* _Request_: Return the entries below verbatim. Pictures stay out.

* _Exercise inputs_:
# # # # #

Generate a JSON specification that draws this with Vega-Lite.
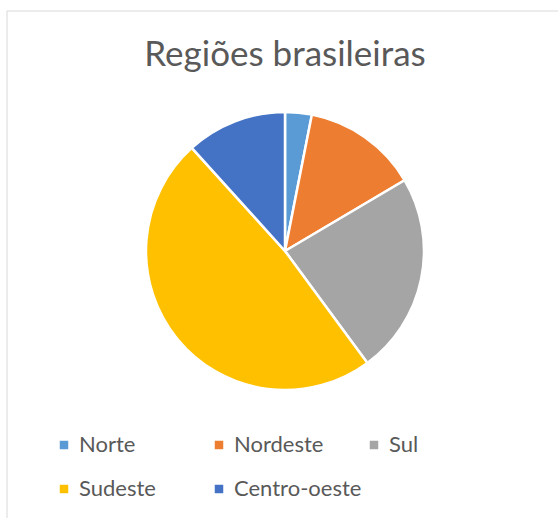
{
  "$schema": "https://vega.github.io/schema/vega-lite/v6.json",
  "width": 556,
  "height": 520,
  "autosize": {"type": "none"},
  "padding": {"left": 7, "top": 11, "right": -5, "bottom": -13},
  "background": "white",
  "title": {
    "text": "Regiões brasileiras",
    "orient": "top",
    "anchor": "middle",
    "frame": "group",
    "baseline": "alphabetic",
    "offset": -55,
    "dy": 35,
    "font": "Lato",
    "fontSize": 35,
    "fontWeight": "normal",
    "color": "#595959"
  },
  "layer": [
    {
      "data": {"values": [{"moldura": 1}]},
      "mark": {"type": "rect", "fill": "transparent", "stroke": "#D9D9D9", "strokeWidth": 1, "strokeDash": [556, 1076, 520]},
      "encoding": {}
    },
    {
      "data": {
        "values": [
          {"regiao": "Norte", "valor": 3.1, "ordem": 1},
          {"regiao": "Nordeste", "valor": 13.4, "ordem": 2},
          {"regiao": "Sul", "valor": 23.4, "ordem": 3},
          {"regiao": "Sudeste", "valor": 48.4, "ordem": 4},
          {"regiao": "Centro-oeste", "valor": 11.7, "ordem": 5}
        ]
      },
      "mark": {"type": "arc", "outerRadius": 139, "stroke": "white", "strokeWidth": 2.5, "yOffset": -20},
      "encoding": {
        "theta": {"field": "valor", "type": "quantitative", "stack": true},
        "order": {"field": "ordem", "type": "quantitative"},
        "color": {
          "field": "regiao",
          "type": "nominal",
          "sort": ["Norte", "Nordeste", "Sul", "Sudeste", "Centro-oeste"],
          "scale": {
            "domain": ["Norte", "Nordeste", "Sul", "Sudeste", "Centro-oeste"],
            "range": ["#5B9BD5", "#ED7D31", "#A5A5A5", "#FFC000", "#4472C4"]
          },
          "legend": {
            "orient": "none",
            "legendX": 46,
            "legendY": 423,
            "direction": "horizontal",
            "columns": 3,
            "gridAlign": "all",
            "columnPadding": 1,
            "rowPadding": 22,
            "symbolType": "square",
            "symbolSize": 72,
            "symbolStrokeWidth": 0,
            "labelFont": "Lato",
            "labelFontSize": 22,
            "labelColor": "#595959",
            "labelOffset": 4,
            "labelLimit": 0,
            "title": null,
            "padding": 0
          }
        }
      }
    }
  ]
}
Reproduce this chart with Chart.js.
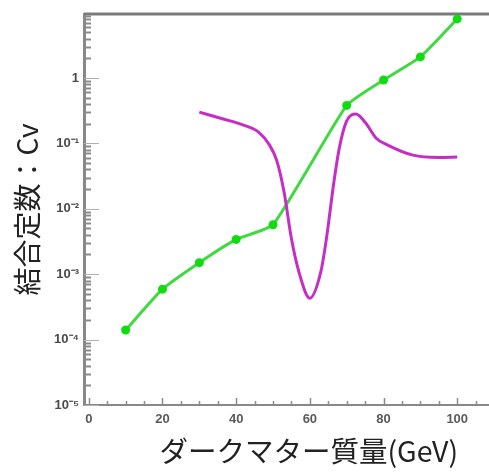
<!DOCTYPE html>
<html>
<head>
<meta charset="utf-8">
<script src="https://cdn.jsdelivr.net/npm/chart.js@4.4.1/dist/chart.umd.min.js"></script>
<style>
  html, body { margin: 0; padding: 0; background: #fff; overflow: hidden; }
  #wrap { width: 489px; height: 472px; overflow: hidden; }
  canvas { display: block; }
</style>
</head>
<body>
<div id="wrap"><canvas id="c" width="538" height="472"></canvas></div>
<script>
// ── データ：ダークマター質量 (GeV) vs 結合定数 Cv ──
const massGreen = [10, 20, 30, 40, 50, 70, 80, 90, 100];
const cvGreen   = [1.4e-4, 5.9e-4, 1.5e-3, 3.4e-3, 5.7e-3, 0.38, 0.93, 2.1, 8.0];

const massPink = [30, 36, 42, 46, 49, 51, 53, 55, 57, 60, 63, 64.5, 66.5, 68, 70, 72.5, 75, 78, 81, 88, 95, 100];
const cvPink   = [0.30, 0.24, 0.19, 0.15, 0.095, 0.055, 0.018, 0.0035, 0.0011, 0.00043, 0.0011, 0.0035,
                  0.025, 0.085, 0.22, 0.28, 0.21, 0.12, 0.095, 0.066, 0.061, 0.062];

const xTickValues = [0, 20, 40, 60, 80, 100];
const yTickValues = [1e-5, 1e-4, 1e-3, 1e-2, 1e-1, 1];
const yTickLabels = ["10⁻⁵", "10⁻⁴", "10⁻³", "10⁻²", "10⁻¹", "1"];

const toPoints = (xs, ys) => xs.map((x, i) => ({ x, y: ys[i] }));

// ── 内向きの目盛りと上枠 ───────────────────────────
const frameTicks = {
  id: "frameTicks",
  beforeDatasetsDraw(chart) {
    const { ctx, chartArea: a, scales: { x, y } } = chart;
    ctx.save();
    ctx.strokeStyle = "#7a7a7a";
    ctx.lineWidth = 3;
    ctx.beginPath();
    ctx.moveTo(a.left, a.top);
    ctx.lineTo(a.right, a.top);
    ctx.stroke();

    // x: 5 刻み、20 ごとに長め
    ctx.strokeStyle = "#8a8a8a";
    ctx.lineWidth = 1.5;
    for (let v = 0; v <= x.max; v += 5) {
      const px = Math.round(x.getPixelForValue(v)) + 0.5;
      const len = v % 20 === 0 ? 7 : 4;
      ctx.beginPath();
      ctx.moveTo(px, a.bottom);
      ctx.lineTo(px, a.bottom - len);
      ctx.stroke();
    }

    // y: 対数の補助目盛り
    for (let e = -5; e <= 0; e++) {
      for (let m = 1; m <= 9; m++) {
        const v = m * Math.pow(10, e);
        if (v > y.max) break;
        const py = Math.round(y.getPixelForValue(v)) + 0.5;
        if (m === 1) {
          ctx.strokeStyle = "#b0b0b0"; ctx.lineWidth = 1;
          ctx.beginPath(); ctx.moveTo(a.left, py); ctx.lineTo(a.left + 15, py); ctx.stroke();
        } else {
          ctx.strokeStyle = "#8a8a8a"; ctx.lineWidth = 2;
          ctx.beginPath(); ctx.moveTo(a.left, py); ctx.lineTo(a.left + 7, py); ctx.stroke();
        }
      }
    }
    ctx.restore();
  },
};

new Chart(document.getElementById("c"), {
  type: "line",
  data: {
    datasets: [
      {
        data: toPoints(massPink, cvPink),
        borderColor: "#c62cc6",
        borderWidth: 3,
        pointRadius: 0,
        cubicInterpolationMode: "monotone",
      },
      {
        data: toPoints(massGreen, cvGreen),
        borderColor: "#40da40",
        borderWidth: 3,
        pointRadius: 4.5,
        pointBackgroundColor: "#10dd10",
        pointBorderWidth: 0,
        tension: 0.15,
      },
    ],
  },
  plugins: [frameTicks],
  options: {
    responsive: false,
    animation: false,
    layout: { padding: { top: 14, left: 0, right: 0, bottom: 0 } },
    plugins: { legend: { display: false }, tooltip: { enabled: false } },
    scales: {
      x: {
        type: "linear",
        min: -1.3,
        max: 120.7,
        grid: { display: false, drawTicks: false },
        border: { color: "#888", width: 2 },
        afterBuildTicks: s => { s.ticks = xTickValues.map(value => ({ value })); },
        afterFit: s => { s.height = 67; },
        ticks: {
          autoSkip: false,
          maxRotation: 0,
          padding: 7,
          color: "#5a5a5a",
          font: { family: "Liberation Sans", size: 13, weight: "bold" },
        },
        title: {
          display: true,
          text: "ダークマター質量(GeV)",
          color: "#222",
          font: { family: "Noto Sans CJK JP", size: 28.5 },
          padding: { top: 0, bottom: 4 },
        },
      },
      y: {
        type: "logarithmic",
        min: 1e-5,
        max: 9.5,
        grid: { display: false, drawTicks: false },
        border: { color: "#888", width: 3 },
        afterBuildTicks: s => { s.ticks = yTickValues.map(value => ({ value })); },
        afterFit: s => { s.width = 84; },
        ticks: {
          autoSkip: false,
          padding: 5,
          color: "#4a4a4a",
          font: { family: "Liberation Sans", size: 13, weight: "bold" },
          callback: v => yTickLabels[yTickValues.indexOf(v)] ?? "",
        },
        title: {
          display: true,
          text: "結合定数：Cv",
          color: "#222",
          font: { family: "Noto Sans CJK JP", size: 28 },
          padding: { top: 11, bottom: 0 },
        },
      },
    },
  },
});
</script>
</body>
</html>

# # # # #

* _Written response_:
Generate a JSON specification that draws this with Vega-Lite.
{
  "$schema": "https://vega.github.io/schema/vega-lite/v6.json",
  "width": 556,
  "height": 520,
  "autosize": {"type": "none"},
  "padding": {"left": 7, "top": 11, "right": -5, "bottom": -13},
  "background": "white",
  "title": {
    "text": "Regiões brasileiras",
    "orient": "top",
    "anchor": "middle",
    "frame": "group",
    "baseline": "alphabetic",
    "offset": -55,
    "dy": 35,
    "font": "Lato",
    "fontSize": 35,
    "fontWeight": "normal",
    "color": "#595959"
  },
  "layer": [
    {
      "data": {"values": [{"moldura": 1}]},
      "mark": {"type": "rect", "fill": "transparent", "stroke": "#D9D9D9", "strokeWidth": 1, "strokeDash": [556, 1076, 520]},
      "encoding": {}
    },
    {
      "data": {
        "values": [
          {"regiao": "Norte", "valor": 3.1, "ordem": 1},
          {"regiao": "Nordeste", "valor": 13.4, "ordem": 2},
          {"regiao": "Sul", "valor": 23.4, "ordem": 3},
          {"regiao": "Sudeste", "valor": 48.4, "ordem": 4},
          {"regiao": "Centro-oeste", "valor": 11.7, "ordem": 5}
        ]
      },
      "mark": {"type": "arc", "outerRadius": 139, "stroke": "white", "strokeWidth": 2.5, "yOffset": -20},
      "encoding": {
        "theta": {"field": "valor", "type": "quantitative", "stack": true},
        "order": {"field": "ordem", "type": "quantitative"},
        "color": {
          "field": "regiao",
          "type": "nominal",
          "sort": ["Norte", "Nordeste", "Sul", "Sudeste", "Centro-oeste"],
          "scale": {
            "domain": ["Norte", "Nordeste", "Sul", "Sudeste", "Centro-oeste"],
            "range": ["#5B9BD5", "#ED7D31", "#A5A5A5", "#FFC000", "#4472C4"]
          },
          "legend": {
            "orient": "none",
            "legendX": 46,
            "legendY": 423,
            "direction": "horizontal",
            "columns": 3,
            "gridAlign": "all",
            "columnPadding": 1,
            "rowPadding": 22,
            "symbolType": "square",
            "symbolSize": 72,
            "symbolStrokeWidth": 0,
            "labelFont": "Lato",
            "labelFontSize": 22,
            "labelColor": "#595959",
            "labelOffset": 4,
            "labelLimit": 0,
            "title": null,
            "padding": 0
          }
        }
      }
    }
  ]
}
Reproduce this chart with Chart.js.
<!DOCTYPE html>
<html>
<head>
<meta charset="utf-8">
<script src="https://cdn.jsdelivr.net/npm/chart.js@4.4.1/dist/chart.umd.min.js"></script>
<style>
  html, body { margin: 0; padding: 0; background: #fff; overflow: hidden; }
  #wrap { width: 489px; height: 472px; overflow: hidden; }
  canvas { display: block; }
</style>
</head>
<body>
<div id="wrap"><canvas id="c" width="538" height="472"></canvas></div>
<script>
// ── データ：ダークマター質量 (GeV) vs 結合定数 Cv ──
const massGreen = [10, 20, 30, 40, 50, 70, 80, 90, 100];
const cvGreen   = [1.4e-4, 5.9e-4, 1.5e-3, 3.4e-3, 5.7e-3, 0.38, 0.93, 2.1, 8.0];

const massPink = [30, 36, 42, 46, 49, 51, 53, 55, 57, 60, 63, 64.5, 66.5, 68, 70, 72.5, 75, 78, 81, 88, 95, 100];
const cvPink   = [0.30, 0.24, 0.19, 0.15, 0.095, 0.055, 0.018, 0.0035, 0.0011, 0.00043, 0.0011, 0.0035,
                  0.025, 0.085, 0.22, 0.28, 0.21, 0.12, 0.095, 0.066, 0.061, 0.062];

const xTickValues = [0, 20, 40, 60, 80, 100];
const yTickValues = [1e-5, 1e-4, 1e-3, 1e-2, 1e-1, 1];
const yTickLabels = ["10⁻⁵", "10⁻⁴", "10⁻³", "10⁻²", "10⁻¹", "1"];

const toPoints = (xs, ys) => xs.map((x, i) => ({ x, y: ys[i] }));

// ── 内向きの目盛りと上枠 ───────────────────────────
const frameTicks = {
  id: "frameTicks",
  beforeDatasetsDraw(chart) {
    const { ctx, chartArea: a, scales: { x, y } } = chart;
    ctx.save();
    ctx.strokeStyle = "#7a7a7a";
    ctx.lineWidth = 3;
    ctx.beginPath();
    ctx.moveTo(a.left, a.top);
    ctx.lineTo(a.right, a.top);
    ctx.stroke();

    // x: 5 刻み、20 ごとに長め
    ctx.strokeStyle = "#8a8a8a";
    ctx.lineWidth = 1.5;
    for (let v = 0; v <= x.max; v += 5) {
      const px = Math.round(x.getPixelForValue(v)) + 0.5;
      const len = v % 20 === 0 ? 7 : 4;
      ctx.beginPath();
      ctx.moveTo(px, a.bottom);
      ctx.lineTo(px, a.bottom - len);
      ctx.stroke();
    }

    // y: 対数の補助目盛り
    for (let e = -5; e <= 0; e++) {
      for (let m = 1; m <= 9; m++) {
        const v = m * Math.pow(10, e);
        if (v > y.max) break;
        const py = Math.round(y.getPixelForValue(v)) + 0.5;
        if (m === 1) {
          ctx.strokeStyle = "#b0b0b0"; ctx.lineWidth = 1;
          ctx.beginPath(); ctx.moveTo(a.left, py); ctx.lineTo(a.left + 15, py); ctx.stroke();
        } else {
          ctx.strokeStyle = "#8a8a8a"; ctx.lineWidth = 2;
          ctx.beginPath(); ctx.moveTo(a.left, py); ctx.lineTo(a.left + 7, py); ctx.stroke();
        }
      }
    }
    ctx.restore();
  },
};

new Chart(document.getElementById("c"), {
  type: "line",
  data: {
    datasets: [
      {
        data: toPoints(massPink, cvPink),
        borderColor: "#c62cc6",
        borderWidth: 3,
        pointRadius: 0,
        cubicInterpolationMode: "monotone",
      },
      {
        data: toPoints(massGreen, cvGreen),
        borderColor: "#40da40",
        borderWidth: 3,
        pointRadius: 4.5,
        pointBackgroundColor: "#10dd10",
        pointBorderWidth: 0,
        tension: 0.15,
      },
    ],
  },
  plugins: [frameTicks],
  options: {
    responsive: false,
    animation: false,
    layout: { padding: { top: 14, left: 0, right: 0, bottom: 0 } },
    plugins: { legend: { display: false }, tooltip: { enabled: false } },
    scales: {
      x: {
        type: "linear",
        min: -1.3,
        max: 120.7,
        grid: { display: false, drawTicks: false },
        border: { color: "#888", width: 2 },
        afterBuildTicks: s => { s.ticks = xTickValues.map(value => ({ value })); },
        afterFit: s => { s.height = 67; },
        ticks: {
          autoSkip: false,
          maxRotation: 0,
          padding: 7,
          color: "#5a5a5a",
          font: { family: "Liberation Sans", size: 13, weight: "bold" },
        },
        title: {
          display: true,
          text: "ダークマター質量(GeV)",
          color: "#222",
          font: { family: "Noto Sans CJK JP", size: 28.5 },
          padding: { top: 0, bottom: 4 },
        },
      },
      y: {
        type: "logarithmic",
        min: 1e-5,
        max: 9.5,
        grid: { display: false, drawTicks: false },
        border: { color: "#888", width: 3 },
        afterBuildTicks: s => { s.ticks = yTickValues.map(value => ({ value })); },
        afterFit: s => { s.width = 84; },
        ticks: {
          autoSkip: false,
          padding: 5,
          color: "#4a4a4a",
          font: { family: "Liberation Sans", size: 13, weight: "bold" },
          callback: v => yTickLabels[yTickValues.indexOf(v)] ?? "",
        },
        title: {
          display: true,
          text: "結合定数：Cv",
          color: "#222",
          font: { family: "Noto Sans CJK JP", size: 28 },
          padding: { top: 11, bottom: 0 },
        },
      },
    },
  },
});
</script>
</body>
</html>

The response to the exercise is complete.